The recruiters helped foreign citizens fraudulently obtain immigration documents from the university and helped create phony student records, including transcripts, according to the government.
“We are all aware that international students can be a valuable asset to our country, but as this case shows, the well-intended international student visa program can also be exploited and abused,” U.S. Attorney Matthew Schneider said in a statement Wednesday.
The recruiters didn’t know the university was fake, however, and operated by federal agents.
The recruiters helped hundreds of foreign citizens fraudulently maintain non-immigrant status as students and stay in the U.S. illegally, prosecutors allege.
In February 2017, Sama called the university and inquired about enrolling as a student “without attending classes in order to fraudulently maintain his immigration status,” according to the indictment. During the phone call with an undercover agent, Sama also requested a tuition reduction for bringing students to the university.
Within weeks, Kandala, Kakireddy and Thakkallapally contacted undercover agents with identical requests, according to the government.
In late 2017, the recruiters started getting paid for recruiting the phony students.
Sama and Kandala met with an undercover agent at the university in January 2018 to collect $20,000 for recruiting students, prosecutors allege.
Sama collected another $20,000 in June 2018, according to the indictment.
The fake university is a new chapter in a long history of federal agents creating phony entities to thwart crime.
In the late 1970s, the FBI ran an investigation code-named ABSCAM that utilized a phony company in Long Island to crack down on public corruption and organized crime. And the 2012 film “Argo” was inspired by the work of a Central Intelligence Agency operative and involved a phony science-fiction movie.
The Farmington case isn’t the first time federal agents have used a phony university.
In 2016, Homeland Security agents used the fake University of Northern New Jersey to charge 21 people with student and work visa fraud.
Federal agents deployed several tactics to make the University of Farmington appear to be a legitimate school.
The main photo of University of Farmington students on the school’s website is nearly identical to a commercially available picture on the stock photograph website Shutterstock.
The University of Farmington has its own Facebook page, too, with a calendar of events, including one scheduled for next week with non-existent university officials.
But after The Detroit News revealed the indictment Wednesday, the university’s Facebook page started featuring memes, including one of Admiral Ackbar from “Return of the Jedi” shouting “It’s a trap.”

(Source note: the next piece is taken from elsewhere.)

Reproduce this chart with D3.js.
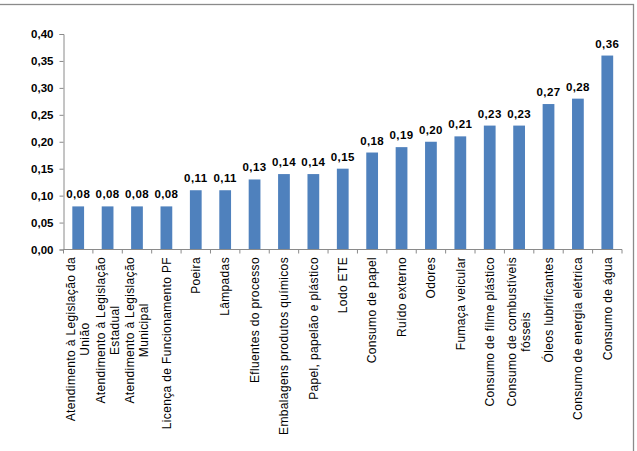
<!DOCTYPE html>
<html>
<head>
<meta charset="utf-8">
<script src="https://cdn.jsdelivr.net/npm/d3@7"></script>
<style>
  html, body { margin: 0; padding: 0; background: #fff; }
  svg { display: block; font-family: "Liberation Sans", Arial, sans-serif; }
</style>
</head>
<body>
<svg id="chart" width="637" height="451"></svg>
<script>
const categories = [
  ["Atendimento à Legislação da", "União"],
  ["Atendimento à Legislação", "Estadual"],
  ["Atendimento à Legislação", "Municipal"],
  ["Licença de Funcionamento PF"],
  ["Poeira"],
  ["Lâmpadas"],
  ["Efluentes do processo"],
  ["Embalagens produtos químicos"],
  ["Papel, papelão e plástico"],
  ["Lodo ETE"],
  ["Consumo de papel"],
  ["Ruído externo"],
  ["Odores"],
  ["Fumaça veicular"],
  ["Consumo de filme plástico"],
  ["Consumo de combustíveis", "fósseis"],
  ["Óleos lubrificantes"],
  ["Consumo de energia elétrica"],
  ["Consumo de água"]
];
const values = [0.08, 0.08, 0.08, 0.08, 0.11, 0.11, 0.13, 0.14, 0.14, 0.15,
                0.18, 0.19, 0.20, 0.21, 0.23, 0.23, 0.27, 0.28, 0.36];
const yTicks = [0, 0.05, 0.10, 0.15, 0.20, 0.25, 0.30, 0.35, 0.40];

const svg = d3.select("#chart");
const mLeft = 63.5, mRight = 622, mTop = 34, mBottom = 249.5;
const fmt = v => d3.format(".2f")(v).replace(".", ",");

// outer frame
svg.append("rect")
  .attr("x", -2).attr("y", 4.5).attr("width", 635.5).attr("height", 460)
  .attr("fill", "none").attr("stroke", "#8a8a8a").attr("stroke-width", 1.3);

const idx = categories.map((d, i) => i);
const x = d3.scaleBand().domain(idx).range([mLeft, mRight])
  .paddingInner(0.6).paddingOuter(0.3);
const y = d3.scaleLinear().domain([0, 0.40]).range([mBottom, mTop]);

// y axis
const yAxis = svg.append("g")
  .attr("transform", `translate(${mLeft},0)`)
  .call(d3.axisLeft(y).tickValues(yTicks).tickFormat(fmt).tickSize(4).tickPadding(6));
yAxis.select(".domain").attr("stroke", "#8a8a8a");
yAxis.selectAll(".tick line").attr("stroke", "#8a8a8a");
yAxis.selectAll(".tick text")
  .attr("fill", "#000").attr("font-size", "11.5px").attr("font-weight", "bold")
  .attr("font-family", "'Liberation Sans', Arial, sans-serif");

// bars
svg.append("g").selectAll("rect").data(values).join("rect")
  .attr("x", (d, i) => x(i))
  .attr("width", x.bandwidth())
  .attr("y", d => y(d))
  .attr("height", d => y(0) - y(d))
  .attr("fill", "#4f81bd");

// x axis line and boundary ticks
svg.append("line")
  .attr("x1", mLeft).attr("x2", mRight).attr("y1", y(0)).attr("y2", y(0))
  .attr("stroke", "#8a8a8a");
const bounds = idx.map(i => x(i) - x.step() * 0.3).concat([mRight]);
svg.append("g").selectAll("line").data(bounds).join("line")
  .attr("x1", d => d).attr("x2", d => d)
  .attr("y1", y(0)).attr("y2", y(0) + 4)
  .attr("stroke", "#8a8a8a");

// value labels
svg.append("g").selectAll("text").data(values).join("text")
  .attr("x", (d, i) => x(i) + x.bandwidth() / 2)
  .attr("y", d => y(d) - 8)
  .attr("text-anchor", "middle")
  .attr("font-size", "11.5px").attr("font-weight", "bold")
  .attr("letter-spacing", "0.4px")
  .attr("fill", "#000")
  .text(d => fmt(d));

// category labels (rotated, centered multi-line)
const labG = svg.append("g");
categories.forEach((lines, i) => {
  const cx = x(i) + x.bandwidth() / 2;
  const g = labG.append("g").attr("transform", `translate(${cx},257) rotate(-90)`);
  const n = lines.length;
  const texts = lines.map((ln, j) => g.append("text")
    .attr("y", (j - (n - 1) / 2) * 14)
    .attr("dy", "0.35em")
    .attr("font-size", "12px")
    .attr("letter-spacing", "0.35px")
    .attr("fill", "#000")
    .text(ln));
  const lens = texts.map(t => t.node().getComputedTextLength());
  const maxLen = d3.max(lens);
  texts.forEach(t => t.attr("text-anchor", "middle").attr("x", -maxLen / 2));
});
</script>
</body>
</html>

As part of the alleged Farmington scheme, recruiters intended to help shield and hide the students from immigration authorities, according to the indictment.
Those charged included recruiters who collectively received $250,000 in cash and kickbacks to find students to attend the university, the government alleges.
The University of Farmington operated out of the basement of the North Valley office complex on Northwestern Highway, north of Inkster Road.
The office is across the hall from a café for people who worked in the complex.
Matt Friedman, co-founder of the Tanner Friedman strategic communications firm, works in an adjoining building and was puzzled by the university’s name and office.
There were no classrooms and the university’s name seemed peculiar, he said.
“I was like ‘what is this?'” Friedman said Wednesday. “I’d never heard of it before and never saw anybody there. The whole thing was just odd.”
He posted a joke on Facebook in April 2017 with a snapshot of the entrance to the university’s office suite.
“Just because I’m now in the same office complex, it doesn’t mean I can suddenly get you tickets to the rivalry games against West Bloomfield Tech or Southfield State,” Friedman wrote.